When I mentioned this to a friend, she suggested that she had a different approach. She just ran ahead. She figured she could course correct or fix any missteps along the way. It is an ask-for-forgiveness rather that permission approach to path finding or goal-setting. My approach is a wait for permission approach (That is probably a nod to our different upbringing. I had an ask-permission household and dreaded the punishment that came with asking for forgiveness).

I have reading and researching all the different ways to remake myself into an ask-forgiveness, correct mistakes kind of person. Seth Godin tells us to “Just ship it.” Brian Tracy says “Ready. Fire. Aim.” Robert Allen says “Everything we want is outside our comfort zone.” How about it is not the number of time you fall down, it is getting up one more time?

I understand all the theories. Successful people fail more. My approach is more of a failure avoidance approach. My approach I must admit is much slower. Is it wrong? It is wrong if it doesn’t help me reach my goal. If I reach my goal, however slowly, isn’t that the approach that suggests that journey is more important than the destination. If I am taking more time along the way, is it not possible for me to enjoy the journey more?

Yes.

I have had to change two perspectives to allow this approach to work.

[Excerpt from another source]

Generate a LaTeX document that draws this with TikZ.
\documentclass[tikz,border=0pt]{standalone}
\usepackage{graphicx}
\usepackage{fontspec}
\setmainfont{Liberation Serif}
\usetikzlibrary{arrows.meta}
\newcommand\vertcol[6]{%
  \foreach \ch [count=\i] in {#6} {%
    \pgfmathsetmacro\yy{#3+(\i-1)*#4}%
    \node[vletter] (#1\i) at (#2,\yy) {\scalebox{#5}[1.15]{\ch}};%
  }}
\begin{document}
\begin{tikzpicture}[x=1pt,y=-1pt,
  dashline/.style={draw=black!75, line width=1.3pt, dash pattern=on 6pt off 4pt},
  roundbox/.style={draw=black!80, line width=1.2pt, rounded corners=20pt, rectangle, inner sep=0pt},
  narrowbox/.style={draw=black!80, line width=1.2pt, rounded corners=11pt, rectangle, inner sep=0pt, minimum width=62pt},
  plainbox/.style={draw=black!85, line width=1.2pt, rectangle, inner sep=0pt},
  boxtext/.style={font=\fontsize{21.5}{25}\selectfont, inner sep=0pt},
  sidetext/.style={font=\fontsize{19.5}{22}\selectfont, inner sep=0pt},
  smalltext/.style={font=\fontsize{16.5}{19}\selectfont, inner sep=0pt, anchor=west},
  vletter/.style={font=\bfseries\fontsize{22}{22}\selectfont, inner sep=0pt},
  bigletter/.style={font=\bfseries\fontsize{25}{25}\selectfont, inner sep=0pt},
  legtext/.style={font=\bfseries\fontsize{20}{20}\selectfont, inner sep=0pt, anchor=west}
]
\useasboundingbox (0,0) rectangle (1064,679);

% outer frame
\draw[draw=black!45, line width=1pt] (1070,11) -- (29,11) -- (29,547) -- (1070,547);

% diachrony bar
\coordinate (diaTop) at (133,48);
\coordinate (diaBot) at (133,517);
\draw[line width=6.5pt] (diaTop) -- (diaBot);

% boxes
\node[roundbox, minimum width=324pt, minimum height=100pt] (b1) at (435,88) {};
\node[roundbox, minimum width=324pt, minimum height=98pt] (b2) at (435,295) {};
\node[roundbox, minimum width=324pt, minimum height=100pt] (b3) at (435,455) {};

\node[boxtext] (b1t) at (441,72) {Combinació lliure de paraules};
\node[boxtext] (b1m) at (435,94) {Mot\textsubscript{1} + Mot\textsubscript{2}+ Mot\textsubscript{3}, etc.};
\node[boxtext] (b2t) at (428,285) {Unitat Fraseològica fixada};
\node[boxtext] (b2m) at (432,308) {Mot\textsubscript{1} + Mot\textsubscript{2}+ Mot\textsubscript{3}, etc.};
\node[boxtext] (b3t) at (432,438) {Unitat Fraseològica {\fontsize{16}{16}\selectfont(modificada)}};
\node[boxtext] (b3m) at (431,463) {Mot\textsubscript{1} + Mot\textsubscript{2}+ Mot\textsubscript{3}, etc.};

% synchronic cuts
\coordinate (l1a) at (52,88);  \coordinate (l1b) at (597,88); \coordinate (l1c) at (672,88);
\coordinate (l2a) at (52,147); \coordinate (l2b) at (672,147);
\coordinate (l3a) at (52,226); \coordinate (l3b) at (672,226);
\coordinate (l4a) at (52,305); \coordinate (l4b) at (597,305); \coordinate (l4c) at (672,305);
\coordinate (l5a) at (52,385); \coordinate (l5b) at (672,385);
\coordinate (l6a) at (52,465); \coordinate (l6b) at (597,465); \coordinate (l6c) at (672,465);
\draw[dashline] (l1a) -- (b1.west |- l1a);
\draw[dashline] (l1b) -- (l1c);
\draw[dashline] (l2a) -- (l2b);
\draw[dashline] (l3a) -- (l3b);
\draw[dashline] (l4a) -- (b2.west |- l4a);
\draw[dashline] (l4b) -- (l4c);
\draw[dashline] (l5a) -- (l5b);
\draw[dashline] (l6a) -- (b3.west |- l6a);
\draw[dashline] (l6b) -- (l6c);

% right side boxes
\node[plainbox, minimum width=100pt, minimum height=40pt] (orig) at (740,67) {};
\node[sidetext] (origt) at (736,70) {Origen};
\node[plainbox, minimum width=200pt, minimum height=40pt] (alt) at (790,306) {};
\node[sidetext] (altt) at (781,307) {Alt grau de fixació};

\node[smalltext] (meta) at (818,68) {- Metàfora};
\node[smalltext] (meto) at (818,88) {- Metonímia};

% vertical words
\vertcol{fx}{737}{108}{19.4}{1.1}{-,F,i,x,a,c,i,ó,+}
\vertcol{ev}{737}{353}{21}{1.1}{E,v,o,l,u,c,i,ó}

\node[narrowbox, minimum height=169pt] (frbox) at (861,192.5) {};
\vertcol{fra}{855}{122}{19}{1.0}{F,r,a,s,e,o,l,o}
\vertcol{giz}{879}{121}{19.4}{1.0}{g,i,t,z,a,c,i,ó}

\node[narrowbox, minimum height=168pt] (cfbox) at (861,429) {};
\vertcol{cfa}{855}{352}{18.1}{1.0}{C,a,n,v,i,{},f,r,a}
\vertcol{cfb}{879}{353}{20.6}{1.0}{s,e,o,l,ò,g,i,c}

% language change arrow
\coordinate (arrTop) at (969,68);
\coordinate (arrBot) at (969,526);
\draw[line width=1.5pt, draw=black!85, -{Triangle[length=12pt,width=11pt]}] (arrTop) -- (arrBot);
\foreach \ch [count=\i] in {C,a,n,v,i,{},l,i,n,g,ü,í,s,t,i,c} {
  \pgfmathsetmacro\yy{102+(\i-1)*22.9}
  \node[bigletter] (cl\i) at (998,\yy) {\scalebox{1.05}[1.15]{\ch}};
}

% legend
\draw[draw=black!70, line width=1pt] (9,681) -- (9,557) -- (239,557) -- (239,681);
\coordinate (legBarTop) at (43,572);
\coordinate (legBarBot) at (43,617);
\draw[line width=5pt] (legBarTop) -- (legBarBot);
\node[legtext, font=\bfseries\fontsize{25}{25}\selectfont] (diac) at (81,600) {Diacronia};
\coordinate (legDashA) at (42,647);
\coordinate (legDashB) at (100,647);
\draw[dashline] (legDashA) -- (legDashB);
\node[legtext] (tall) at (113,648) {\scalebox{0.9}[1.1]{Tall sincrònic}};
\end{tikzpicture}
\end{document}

First is the enjoying the journey part. It is easy to get anxious and worried that I am not on the right path. I have had to relax and enjoy the slow pace. I remind myself that walking is an effective mode of transportation. The key is to be always moving forward. One step at a time. One step. One step. One step.

Second is to remember that I am an adult and permission is not coming from anyone. I do believe in a higher power that is directing the weaving of the tapestry of the world with all the threads crossing over and knotted on the messy side of life. On the God side of the work, it is beautiful. With these two things in mind, I have decided that as long as I don’t hear a “no, don’t go that way.” I have been given permission to go forward. One step. Look around. Enjoy the perspective. Listen for objections.  And take the next step.

So far, it is working. I am taking steps towards my goal, at a tortoise pace. I am enjoying the place where I am. I am stretching my comfort zone rather than breaking it.